## SHORT PROBLEM
Please give the count of lines holding the string "with" and nothing besides.

## DATA SECTION
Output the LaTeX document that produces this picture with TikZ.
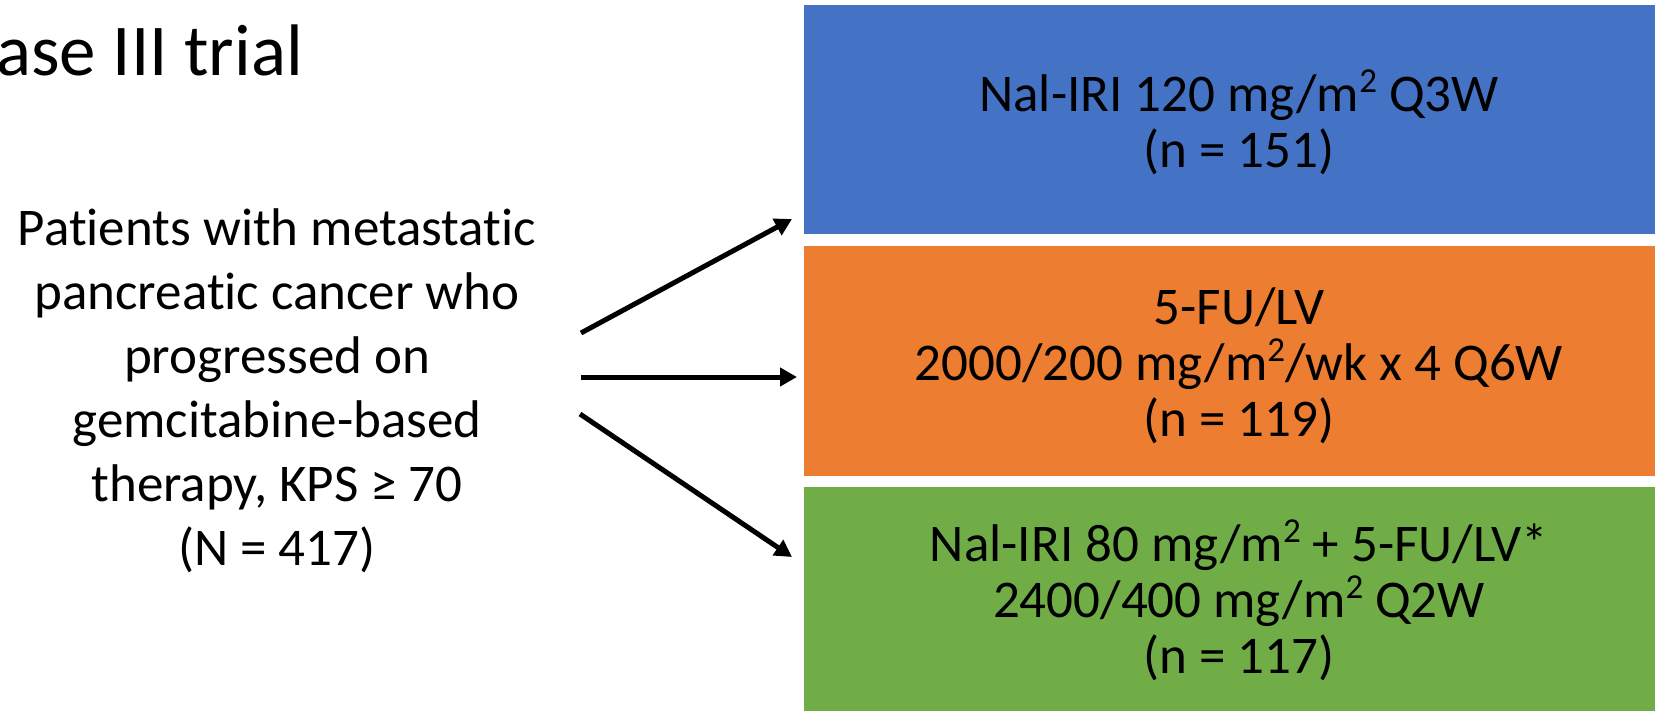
\documentclass[tikz,border=0pt]{standalone}
\usepackage{fontspec}
\setmainfont{Carlito}[Ligatures=NoCommon]
\usetikzlibrary{arrows.meta}
\definecolor{pblue}{HTML}{4472C4}
\definecolor{porange}{HTML}{ED7D31}
\definecolor{pgreen}{HTML}{70AD47}
\newcommand{\sqsup}{\raisebox{0.36em}{\fontsize{35}{35}\selectfont 2}}
\tikzset{
  armbox/.style={draw=none, minimum width=870pt, anchor=north west, inner sep=0pt},
  armtext/.style={align=center, font=\fontsize{53}{56}\selectfont, inner sep=0pt},
  arrowline/.style={line width=5pt, -{Triangle[length=17pt,width=18pt]}}
}
\begin{document}
\begin{tikzpicture}[x=1pt,y=-1pt]
\useasboundingbox (0,0) rectangle (1655,711);
\clip (0,0) rectangle (1655,711);
\node[font=\fontsize{73}{80}\selectfont, anchor=base east, inner sep=0pt] (title) at (303,76) {Phase III trial};
\node[armbox, fill=pblue, minimum height=229pt] (b1) at (804,5) {};
\node[armbox, fill=porange, minimum height=230pt] (b2) at (804,246) {};
\node[armbox, fill=pgreen, minimum height=226pt] (b3) at (804,487) {};
\node[armtext] (t1) at (1239,122) {Nal-IRI 120 mg/m\sqsup{} Q3W\\(n = 151)};
\node[armtext] (t2) at (1239,366) {5-FU/LV\\2000/200 mg/m\sqsup/wk x 4 Q6W\\(n = 119)};
\node[armtext] (t3) at (1239,600) {Nal-IRI 80 mg/m\sqsup{} + 5-FU/LV*\\2400/400 mg/m\sqsup{} Q2W\\(n = 117)};
\node[align=center, font=\fontsize{53}{64}\selectfont, inner sep=0pt] (pt) at (277,391) {Patients with metastatic\\pancreatic cancer who\\progressed on\\gemcitabine-based\\therapy, KPS ≥ 70\\(N = 417)};
\coordinate (s1) at (581,333);
\coordinate (e1) at (792,219);
\coordinate (s2) at (581,377);
\coordinate (e2) at (797,377);
\coordinate (s3) at (580,414);
\coordinate (e3) at (792,557);
\draw[arrowline] (s1) -- (e1);
\draw[arrowline] (s2) -- (e2);
\draw[arrowline] (s3) -- (e3);
\end{tikzpicture}
\end{document}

## WRITTEN SOLUTION
2